Mediterranean Baked Sweet Potatoes
- 4 medium sweet potatoes
- 1 15-ounce can chickpeas, rinsed and drained
- 1/2 tablespoon olive oil
- 1/2 teaspoon each cumin, coriander, cinnamon, smoked (or regular) paprika
- Pinch of sea salt or lemon juice
- 1/4 cup hummus
- juice of 1/2 lemon
- 3/4-1 teaspoon dried dill
- 3 cloves garlic, minced
- Water, to thin
- 1/4 cup cherry tomatoes, diced
- 1/4 cup chopped parsley, minced
- 2 tablespoons lemon juice
- Preheat oven to 400 degrees and line a large baking sheet with foil.
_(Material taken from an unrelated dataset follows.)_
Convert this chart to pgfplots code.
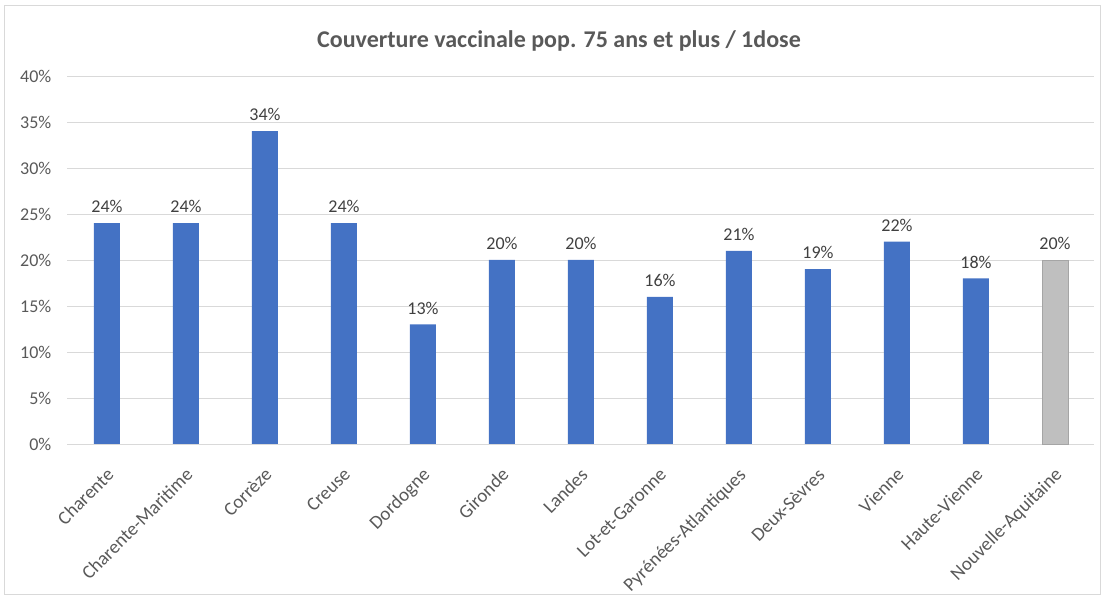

- Rinse and scrub potatoes and cut in half lengthwise. (This will speed up the cooking time.) Rub the sweet potatoes with a bit of olive oil and place face down on the baking sheet.
- Toss rinsed and drained chickpeas with olive oil and spices and place on the same baking sheet, or another one depending on space.
- Place the baking sheet(s) in the oven in the middle rack and cook for about 25 minutes.
- While the sweet potatoes and chickpeas are roasting, prepare your sauce by adding all sauce ingredients to a mixing bowl and whisking to combine, adding enough water to thin the mixture so it is pourable. Taste and adjust seasonings as needed. Add more garlic for more zing, salt for savoriness, lemon juice for freshness and dill for a more intense herb flavor. I found mine didn't need anything else.
- Prepare the parsley-tomato topping by tossing tomato and parsley with lemon juice and setting aside to marinate.
- Once sweet potatoes are fork tender and the chickpeas are golden brown, remove them from the oven.
- To serve, flip potatoes flesh-side up and smash down the insides a little bit. Top with chickpeas, sauce and parsley-tomato garnish. Serve immediately. Serves 4.